Mick Kelly's freezer may be the secret to surviving winter (nuclear or otherwise)
The veg patch feels like a hard task master right about now, churning out seemingly never-ending gluts of produce. There’s a level on which I feel grateful for this abundance, particularly when it’s all laid out in big beautiful trays, buckets or bowls. But there’s another level in which I feel “ENOUGH ALL READY”, particularly when said trays, buckets or bowls of produce have been hanging around the kitchen for 3 days and I know I have to do something with them.

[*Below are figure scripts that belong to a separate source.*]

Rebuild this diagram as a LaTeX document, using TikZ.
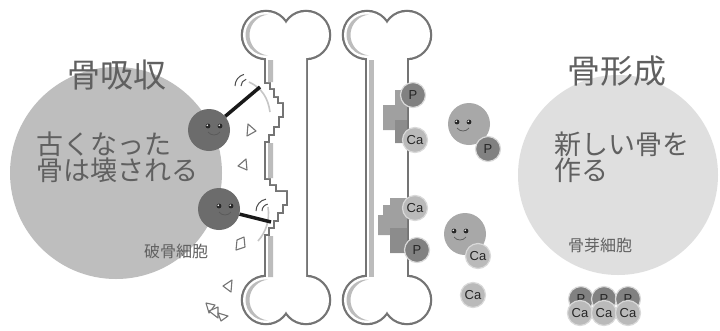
\documentclass[tikz,border=0pt]{standalone}
\usepackage{fontspec}
\setsansfont{Liberation Sans}
\newfontfamily\jp{Noto Sans CJK JP}

\definecolor{resorbgray}{HTML}{BEBEBE}
\definecolor{formgray}{HTML}{DFDFDF}
\definecolor{clastgray}{HTML}{6C6C6C}
\definecolor{blastgray}{HTML}{A8A8A8}
\definecolor{boneline}{HTML}{747474}
\definecolor{bonestripe}{HTML}{BCBCBC}
\definecolor{newbone}{HTML}{A0A0A0}
\definecolor{newbonedark}{HTML}{8C8C8C}
\definecolor{phosgray}{HTML}{818181}
\definecolor{calcgray}{HTML}{BABABA}
\definecolor{labelgray}{HTML}{606060}

\tikzset{
  zone/.style={circle, inner sep=0pt, draw=none},
  label text/.style={inner sep=0pt, text=labelgray},
  cellbody/.style={circle, inner sep=0pt, minimum size=42pt},
  clast/.style={cellbody, fill=clastgray},
  blast/.style={cellbody, fill=blastgray},
  ion/.style={circle, inner sep=0pt, minimum size=25pt, draw=white!70!gray,
    line width=1.2pt, font=\sffamily\fontsize{13}{13}\selectfont, text=black!85},
  phos/.style={ion, fill=phosgray},
  calcion/.style={ion, fill=calcgray},
  tool/.style={line width=3.5pt, black!90},
  wave/.style={line width=1pt, black!70},
  swing/.style={line width=1.6pt, gray!45},
  chip/.style={fill=white, draw=boneline, line width=1.1pt, line join=round},
  face/.pic={
    \fill[black!85] (-6,-3) circle[radius=2.4] (6,-3) circle[radius=2.4];
    \fill[white] (-6.8,-3.8) circle[radius=0.9] (5.2,-3.8) circle[radius=0.9];
    \draw[black!65, line width=0.7pt] (-6,3) .. controls (-3,7) and (3,7) .. (6,3);
  }
}

% the four end lobes of a bone centred at x = #1
\newcommand\bonelobes[2]{\path[#2] (#1-20,35) circle[radius=23] (#1+20,35) circle[radius=23]
  (#1-20,300) circle[radius=23] (#1+20,300) circle[radius=23];}
% the shading crescents inside the left lobes (between two offset circles)
\newcommand\bonecrescents[1]{%
  \fill[bonestripe] (#1-18,14.6) arc[start angle=275.6, end angle=84.4, radius=20.5]
    arc[start angle=95.6, end angle=264.4, radius=20.5] -- cycle;
  \fill[bonestripe] (#1-18,279.6) arc[start angle=275.6, end angle=84.4, radius=20.5]
    arc[start angle=95.6, end angle=264.4, radius=20.5] -- cycle;}
% eroded shaft of the resorbed bone
\newcommand\erodedshaft{(266,40) -- (266,82) -- (271,82) -- (271,88) -- (275,88) -- (275,96)
  -- (279,96) -- (279,102) -- (284,102) -- (284,118) -- (280,118) -- (280,128) -- (275,128)
  -- (275,136) -- (270,136) -- (270,143) -- (266,143) -- (266,178) -- (271,178) -- (271,184)
  -- (277,184) -- (277,190) -- (288,190) -- (288,206) -- (284,206) -- (284,214) -- (279,214)
  -- (279,222) -- (275,222) -- (275,229) -- (270,229) -- (270,236) -- (266,236) -- (266,295)
  -- (306,295) -- (306,40) -- cycle}

\begin{document}
\begin{tikzpicture}[x=1pt,y=-1pt]
\useasboundingbox (0,0) rectangle (720,330);
\fill[white] (0,0) rectangle (720,330);

% resorption and formation zones
\node[zone, fill=resorbgray, minimum size=212pt] (resorb) at (116,173) {};
\node[zone, fill=formgray, minimum size=200pt] (form) at (618,175) {};

% labels
\node[label text, font=\jp\fontsize{33}{33}\selectfont] (resorbtitle) at (117,75) {骨吸収};
\node[label text, anchor=west, align=left, font=\jp\fontsize{27}{24}\selectfont]
  (resorbtext) at (36,157) {古くなった\\骨は壊される};
\node[label text, font=\jp\fontsize{16}{16}\selectfont] (clastname) at (176,251) {破骨細胞};
\node[label text, font=\jp\fontsize{33}{33}\selectfont] (formtitle) at (617,71) {骨形成};
\node[label text, anchor=west, align=left, font=\jp\fontsize{27}{24}\selectfont]
  (formtext) at (554,157) {新しい骨を\\作る};
\node[label text, font=\jp\fontsize{16}{16}\selectfont] (blastname) at (600,245) {骨芽細胞};

% bones: outline first, then white body over the inner half of it
\bonelobes{286}{draw=boneline, line width=4.5pt}
\bonelobes{387}{draw=boneline, line width=4.5pt}
\draw[boneline, line width=4.5pt, line join=miter] \erodedshaft;
\draw[boneline, line width=4.5pt] (367,40) rectangle (407,295);
\bonelobes{286}{fill=white}
\bonelobes{387}{fill=white}
\fill[white] \erodedshaft;
\fill[white] (367,40) rectangle (407,295);
\bonecrescents{286}
\bonecrescents{387}
\fill[bonestripe] (268,60) rectangle (273,82) (268,143) rectangle (273,178) (268,236) rectangle (273,277);
\fill[bonestripe] (368.5,60) rectangle (374,277);

% newly laid bone
\fill[newbone] (395,90) -- (407,90) -- (407,143) -- (395,143) -- (395,130) -- (383,130)
  -- (383,105) -- (395,105) -- cycle;
\fill[newbonedark] (395,120) rectangle (407,143);
\fill[newbone] (390,198) -- (407,198) -- (407,253) -- (390,253) -- (390,235) -- (378,235)
  -- (378,215) -- (383,215) -- (383,205) -- (390,205) -- cycle;
\fill[newbonedark] (390,228) rectangle (407,253);

% minerals on the bone surface
\node[phos] (pa) at (413,95) {P};
\node[calcion] (caa) at (415,140) {Ca};
\node[calcion] (cab) at (415,208) {Ca};
\node[phos] (pb) at (417,250) {P};

% osteoclasts at work
\coordinate (hitA) at (260,87);
\coordinate (hitB) at (271,222);
\draw[swing] (249,82) .. controls (262,88) and (268,98) .. (270,112);
\draw[swing] (268,207) .. controls (270,220) and (266,232) .. (258,241);
\node[clast] (clastA) at (209,130) {};
\node[clast] (clastB) at (219,209) {};
\draw[tool] (clastA) -- (hitA);
\draw[tool] (clastB) -- (hitB);
\pic at (214,129) {face};
\pic at (225,209) {face};
\draw[wave] (241,86) arc[start angle=180, end angle=255, radius=7];
\draw[wave] (235,86) arc[start angle=180, end angle=255, radius=12];
\draw[wave] (262,211) arc[start angle=180, end angle=260, radius=7];
\draw[wave] (256,211) arc[start angle=180, end angle=260, radius=12];

% broken bone chips
\draw[chip] (248,124) -- (256,131) -- (247,136) -- cycle;
\draw[chip] (238,166) -- (246,159) -- (247,170) -- cycle;
\draw[chip] (237,240) -- (244,237) -- (245,247) -- (236,250) -- cycle;
\draw[chip] (223,286) -- (232,280) -- (231,292) -- cycle;
\draw[chip] (206,303) -- (215,305) -- (209,313) -- cycle;
\draw[chip] (209,311) -- (218,307) -- (218,318) -- cycle;
\draw[chip] (218,313) -- (228,316) -- (221,321) -- cycle;

% osteoblasts carrying minerals
\node[blast] (blastA) at (469,124) {};
\pic at (463,125) {face};
\node[phos] (pc) at (488,149) {P};
\node[blast] (blastB) at (465,234) {};
\pic at (460,234) {face};
\node[calcion] (cac) at (478,256) {Ca};
\node[calcion] (cad) at (473,295) {Ca};

% mineral pairs waiting to be laid down
\node[phos] (pd) at (581,299) {P};
\node[phos] (pe) at (604,299) {P};
\node[phos] (pf) at (628,299) {P};
\node[calcion] (cae) at (580,313) {Ca};
\node[calcion] (caf) at (604,313) {Ca};
\node[calcion] (cag) at (628,313) {Ca};
\end{tikzpicture}
\end{document}
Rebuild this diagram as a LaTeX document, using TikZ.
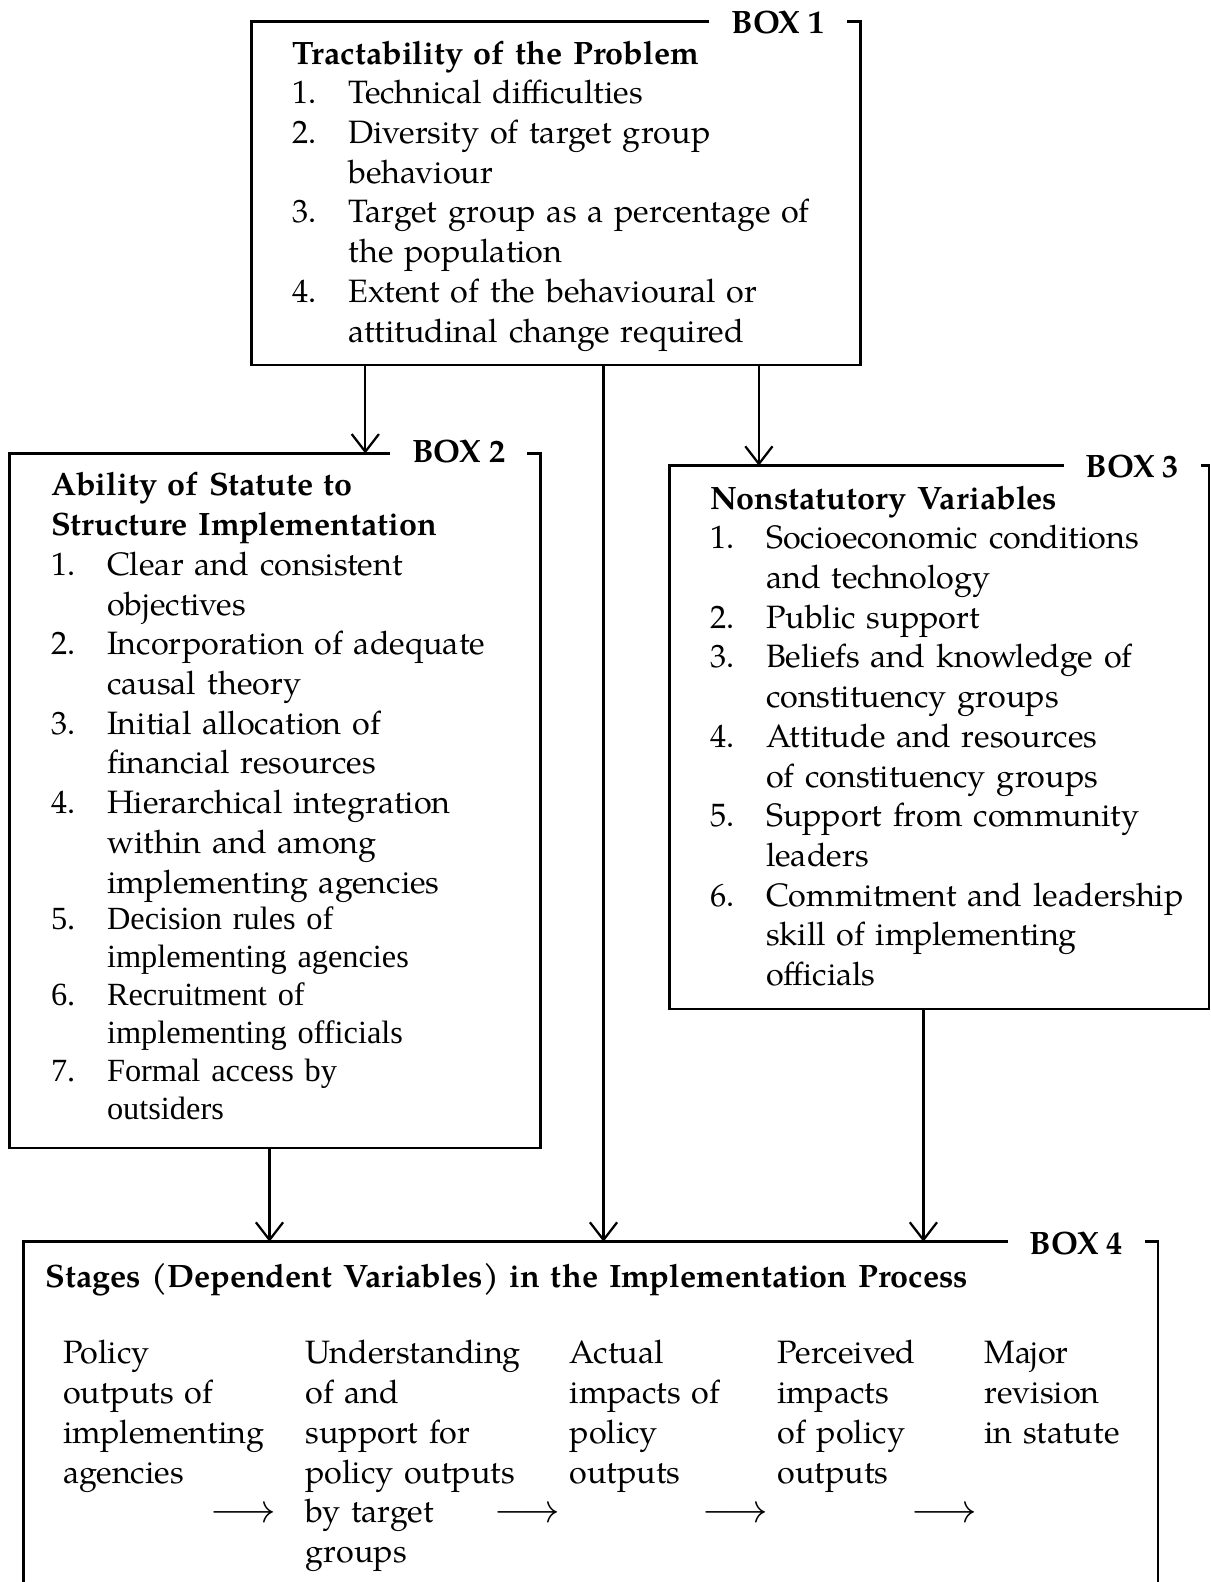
\documentclass[tikz,border=0pt]{standalone}
\usepackage{fontspec}
\setmainfont{TeX Gyre Pagella}
\newfontfamily\timesfont{Liberation Serif}
\usetikzlibrary{arrows.meta,fit}

\setlength{\parindent}{0pt}
\newcommand{\itemno}[1]{\makebox[0.7cm][l]{#1}}
\newcommand{\itemgap}{\hspace*{0.7cm}}

\begin{document}
\begin{tikzpicture}[x=0.0125cm, y=-0.0125cm,
    font=\fontsize{11.5}{14.12}\selectfont,
    frameline/.style={line width=0.9pt},
    conn/.style={line width=0.8pt, -{Straight Barb[length=0.22cm, width=0.34cm]}},
    area/.style={inner sep=0pt},
    boxlabel/.style={font=\fontsize{11.5}{14.12}\selectfont\bfseries, anchor=base, inner xsep=0.27cm, inner ysep=0pt},
    boxtext/.style={anchor=north west, inner sep=0pt, text width=8cm, align=left},
    stage/.style={anchor=north west, inner sep=0pt, text width=3.2cm, align=left},
    flow/.style={anchor=base, inner sep=0pt}]
    \useasboundingbox (0,0) rectangle (1211,1582);

    % the four boxes
    \node[area, fit={(252.3,22.2) (859.8,364.3)}] (box1) {};
    \node[area, fit={(10.1,454.1) (540,1147.5)}] (box2) {};
    \node[area, fit={(670,466.3) (1208.5,1008.2)}] (box3) {};
    \node[area, fit={(24.2,1242.3) (1157.6,1582)}] (box4) {};

    \node[boxlabel] (lab1) at (778,33.2) {BOX 1};
    \node[boxlabel] (lab2) at (458.7,463) {BOX 2};
    \node[boxlabel] (lab3) at (1132.3,477.3) {BOX 3};
    \node[boxlabel] (lab4) at (1076.3,1254.3) {BOX 4};

    \foreach \b in {1,2,3}
        \draw[frameline] (lab\b.west |- box\b.north) -- (box\b.north west) -- (box\b.south west)
            -- (box\b.south east) -- (box\b.north east) -- (lab\b.east |- box\b.north);
    \draw[frameline] (lab4.west |- box4.north) -- (box4.north west) -- (box4.south west);
    \draw[frameline] (box4.south east) -- (box4.north east) -- (lab4.east |- box4.north);

    % box contents
    \node[boxtext] (list1) at (291.7,35.7) {\strut\textbf{Tractability of the Problem}\\
        \itemno{1.}Technical difficulties\\
        \itemno{2.}Diversity of target group\\
        \itemgap behaviour\\
        \itemno{3.}Target group as a percentage of\\
        \itemgap the population\\
        \itemno{4.}Extent of the behavioural or\\
        \itemgap attitudinal change required};

    \node[boxtext] (list2) at (50.5,467.6) {\strut\textbf{Ability of Statute to}\\
        \textbf{Structure Implementation}\\
        \itemno{1.}Clear and consistent\\
        \itemgap objectives\\
        \itemno{2.}Incorporation of adequate\\
        \itemgap causal theory\\
        \itemno{3.}Initial allocation of\\
        \itemgap financial resources\\
        \itemno{4.}Hierarchical integration\\
        \itemgap within and among\\
        \itemgap implementing agencies};
    \node[boxtext, font=\timesfont\fontsize{11.5}{13.5}\selectfont] (list2b) at (50.5,902.8) {\strut\itemno{5.}Decision rules of\\
        \itemgap implementing agencies\\
        \itemno{6.}Recruitment of\\
        \itemgap implementing officials\\
        \itemno{7.}Formal access by\\
        \itemgap outsiders};

    \node[boxtext] (list3) at (709.5,480.7) {\strut\textbf{Nonstatutory Variables}\\
        \itemno{1.}Socioeconomic conditions\\
        \itemgap and technology\\
        \itemno{2.}Public support\\
        \itemno{3.}Beliefs and knowledge of\\
        \itemgap constituency groups\\
        \itemno{4.}Attitude and resources\\
        \itemgap of constituency groups\\
        \itemno{5.}Support from community\\
        \itemgap leaders\\
        \itemno{6.}Commitment and leadership\\
        \itemgap skill of implementing\\
        \itemgap officials};

    \node[boxtext, text width=12cm] (title4) at (45.4,1258.8) {\strut\textbf{Stages (Dependent Variables) in the Implementation Process}};
    \node[stage] (stage1) at (62.6,1335.5) {\strut Policy\\ outputs of\\ implementing\\ agencies};
    \node[stage] (stage2) at (304.8,1335.5) {\strut Understanding\\ of and\\ support for\\ policy outputs\\ by target\\ groups};
    \node[stage] (stage3) at (569.2,1335.5) {\strut Actual\\ impacts of\\ policy\\ outputs};
    \node[stage] (stage4) at (777.1,1335.5) {\strut Perceived\\ impacts\\ of policy\\ outputs};
    \node[stage] (stage5) at (984,1335.5) {\strut Major\\ revision\\ in statute};
    \node[flow] (flow1) at (243.2,1522.8) {\scalebox{1.2}{$\longrightarrow$}};
    \node[flow] (flow2) at (527.3,1522.8) {\scalebox{1.2}{$\longrightarrow$}};
    \node[flow] (flow3) at (735.2,1522.8) {\scalebox{1.2}{$\longrightarrow$}};
    \node[flow] (flow4) at (944.1,1522.8) {\scalebox{1.2}{$\longrightarrow$}};

    % connectors
    \coordinate (x12) at (365.3,0);
    \coordinate (x14) at (603.5,0);
    \coordinate (x13) at (758.9,0);
    \coordinate (x24) at (269.5,0);
    \coordinate (x34) at (923.4,0);
    \draw[conn] (box1.south -| x12) -- (box2.north -| x12);
    \draw[conn] (box1.south -| x14) -- (box4.north -| x14);
    \draw[conn] (box1.south -| x13) -- (box3.north -| x13);
    \draw[conn] (box2.south -| x24) -- (box4.north -| x24);
    \draw[conn] (box3.south -| x34) -- (box4.north -| x34);
\end{tikzpicture}
\end{document}
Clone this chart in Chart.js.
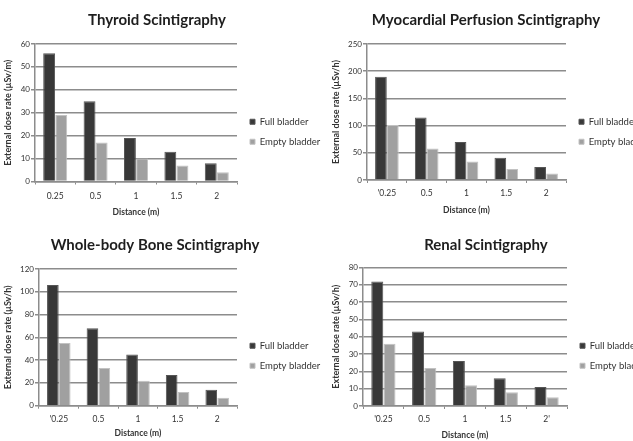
<!DOCTYPE html>
<html><head><meta charset="utf-8">
<script src="https://cdn.jsdelivr.net/npm/chart.js@4.4.1/dist/chart.umd.min.js"></script>
<style>
html,body{margin:0;padding:0;background:#fff;overflow:hidden;width:633px;height:441px;position:relative}
canvas{position:absolute}
</style></head><body>
<canvas id="c1" width="322" height="220" style="left:0;top:0"></canvas>
<canvas id="c2" width="346" height="220" style="left:313px;top:0"></canvas>
<canvas id="c3" width="322" height="221" style="left:0;top:220px"></canvas>
<canvas id="c4" width="346" height="221" style="left:313px;top:220px"></canvas>
<script>
// ---- data ----
const seriesNames = ['Full bladder', 'Empty bladder'];
const thyroidLabels = ['0.25', '0.5', '1', '1.5', '2'];
const myoLabels = ["'0.25", '0.5', '1', '1.5', '2'];
const boneLabels = ["'0.25", '0.5', '1', '1.5', '2'];
const renalLabels = ["'0.25", '0.5', '1', '1.5', "2'"];
const thyroidFull = [56, 35, 19, 13, 8];
const thyroidEmpty = [29, 17, 10, 7, 4];
const myoFull = [190, 115, 70, 41, 24];
const myoEmpty = [101, 58, 34, 20, 12];
const boneFull = [106, 68, 45, 27, 14];
const boneEmpty = [55, 33, 22, 12, 7];
const renalFull = [72, 43, 26, 16, 11];
const renalEmpty = [36, 22, 12, 8, 5];
const titles = ['Thyroid Scintigraphy', 'Myocardial Perfusion Scintigraphy', 'Whole-body Bone Scintigraphy', 'Renal Scintigraphy'];
const yTitles = ['External dose rate (\u00b5Sv/m)', 'External dose rate (\u00b5Sv/h)', 'External dose rate (\u00b5Sv/h)', 'External dose rate (\u00b5Sv/h)'];
const xTitle = 'Distance (m)';

const FONT = 'Lato, "Liberation Sans", sans-serif';
const GRID = '#8c8c8c';

function makeChart(id, cfg) {
  const legendFix = {
    id: 'legendFix',
    beforeLayout(chart) {
      const lg = chart.legend;
      if (lg && !lg._fixed) {
        const f = lg.fit.bind(lg);
        lg.fit = function () { f(); this.width = cfg.legendW; };
        lg._fixed = true;
      }
    },
    afterLayout(chart) {
      const lg = chart.legend;
      const h = lg.bottom - lg.top;
      lg.top = cfg.legendTop;
      lg.bottom = cfg.legendTop + h;
      lg.left += cfg.legendDx;
      lg.right += cfg.legendDx;
      if (chart.titleBlock) {
        chart.titleBlock.right -= cfg.titleTrim;
      }
    }
  };
  return new Chart(document.getElementById(id), {
    type: 'bar',
    data: {
      labels: cfg.labels,
      datasets: [
        { label: seriesNames[0], data: cfg.full, backgroundColor: '#383838', borderColor: '#555555', borderWidth: 1 },
        { label: seriesNames[1], data: cfg.empty, backgroundColor: '#a0a0a0', borderColor: '#c2c2c2', borderWidth: 1 }
      ]
    },
    plugins: [legendFix],
    options: {
      responsive: false,
      animation: false,
      devicePixelRatio: 1,
      layout: { padding: { left: 0, right: 0, top: 0, bottom: 0 } },
      datasets: { bar: { categoryPercentage: 0.6, barPercentage: 0.98 } },
      plugins: {
        title: {
          display: true, text: cfg.title, color: '#1e1e1e',
          font: { family: FONT, size: 15, weight: 'bold' },
          padding: { top: cfg.tPadTop, bottom: cfg.tPadBot }
        },
        legend: {
          position: 'right', align: 'start',
          labels: {
            boxWidth: 5, boxHeight: 5, padding: 10.5, color: '#333',
            font: { family: FONT, size: 9.5 }
          }
        },
        tooltip: { enabled: false }
      },
      scales: {
        x: {
          grid: { display: true, drawOnChartArea: false, tickLength: 3, color: GRID, offset: true },
          border: { display: true, color: GRID, width: 1.5 },
          ticks: { color: '#333', font: { family: FONT, size: 8.5 }, padding: cfg.xTickPad },
          title: { display: true, text: xTitle, color: '#333', font: { family: FONT, size: 8.5, weight: 'bold' }, padding: { top: 0, bottom: cfg.xTitlePad } },
          afterFit(s) { s.height = cfg.xH; }
        },
        y: {
          min: 0, max: cfg.yMax,
          grid: { color: GRID, lineWidth: 1.5, tickLength: 4 },
          border: { display: true, color: GRID, width: 1.5 },
          ticks: { stepSize: cfg.yStep, color: '#333', font: { family: FONT, size: 8 }, padding: 1 },
          title: { display: true, text: cfg.yTitle, color: '#333', font: { family: FONT, size: 9, weight: 'bold' }, padding: { top: cfg.yTitlePad, bottom: 0 } },
          afterFit(s) { s.width = cfg.yW; }
        }
      }
    }
  });
}

makeChart('c1', { labels: thyroidLabels, full: thyroidFull, empty: thyroidEmpty, title: titles[0], yTitle: yTitles[0],
  yMax: 60, yStep: 10, yW: 35, legendW: 85, legendTop: 106.5, legendDx: 2.5, titleTrim: 8, tPadTop: 11, tPadBot: 15,
  xH: 38.5, xTickPad: 7, xTitlePad: 2.5, yTitlePad: 2.5 });
makeChart('c2', { labels: myoLabels, full: myoFull, empty: myoEmpty, title: titles[1], yTitle: yTitles[1],
  yMax: 250, yStep: 50, yW: 54, legendW: 93, legendTop: 106.5, legendDx: 2.5, titleTrim: 0, tPadTop: 11, tPadBot: 15,
  xH: 40, xTickPad: 5, xTitlePad: 4.5, yTitlePad: 17.5 });
makeChart('c3', { labels: boneLabels, full: boneFull, empty: boneEmpty, title: titles[2], yTitle: yTitles[2],
  yMax: 120, yStep: 20, yW: 39, legendW: 85, legendTop: 110.5, legendDx: 2.5, titleTrim: 12, tPadTop: 16, tPadBot: 15,
  xH: 35.3, xTickPad: 5, xTitlePad: 2.5, yTitlePad: 2.5 });
makeChart('c4', { labels: renalLabels, full: renalFull, empty: renalEmpty, title: titles[3], yTitle: yTitles[3],
  yMax: 80, yStep: 10, yW: 50, legendW: 92, legendTop: 110.5, legendDx: 2.5, titleTrim: 0, tPadTop: 16, tPadBot: 13.6,
  xH: 35, xTickPad: 5, xTitlePad: 0.5, yTitlePad: 17.5 });
</script>
</body></html>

Specifically, it’s the tomatoes, cucumbers, courgettes and French beans that are unwaveringly relentless at the moment and no amount of chutneying, spiralizing, saucing or freezing seems to get to the bottom of them. The porch (a cool place that’s ideal for storing veg) is full of produce at the moment and I know that after I finish writing this, I should really saucify another 6 or 7 baking trays of tomatoes for the freezer. And after that, I should really go out and harvest another massive batch of tomatoes that need picking too. By the way, if saucify is not a word, it totally should be.
There’s a simple way to reduce the incessant flow of vegetables, and that’s to sow less of them. But sowing less of things is not something that I would ever really consider. I know if I did that, I will just be annoyed with myself sometime after Christmas when I go hunting in the freezer for a lovely home-grown tomato sauce for a pizza and see that we’ve run out. But I reserve the right to whinge and moan a little at this time of the year.
Anyway, there are obvious upsides to all the work, albeit that the gratification is somewhat delayed. At last count, there are now 40 bags of passata in the freezer which by my nerdish reckoning should take us well in to the late spring of next year (using one a week). Mrs. Kelly just finished making a batch of cucumber pickle (recipe below) which is one of the handiest sandwich fillers known to man, and if there is a better accompaniment to a pair of good quality sausages and a decent Waterford blaa, I’ve yet to find it.
We’re spiralizing the divil out of courgettes. Spiralizing gets dismissed regularly as a rather laughable hipster fad, which is unfair, because actually it’s unbeatable as a way to use up serious quantities of courgettes (and there are always serious quantities of courgettes). Tonight’s dinner of ‘courgetti’ with (you’ve guessed it) tomato sauce, will see our family of four munch unwittingly through 2 marrow-esque courgettes.
We’re also freezing French beans like there’s a flood, war or some other class of pestilence coming down the tracks (and let’s be honest, there could be). 30-odd bags of them in the freezer will join many a quiche, stir-fry or Sunday roast during the Hungry Gap next year.
It’s worth considering amidst the belly-aching, that though the harvest currently seems endless, there will of course be an end at some point. We will rue that day when it comes.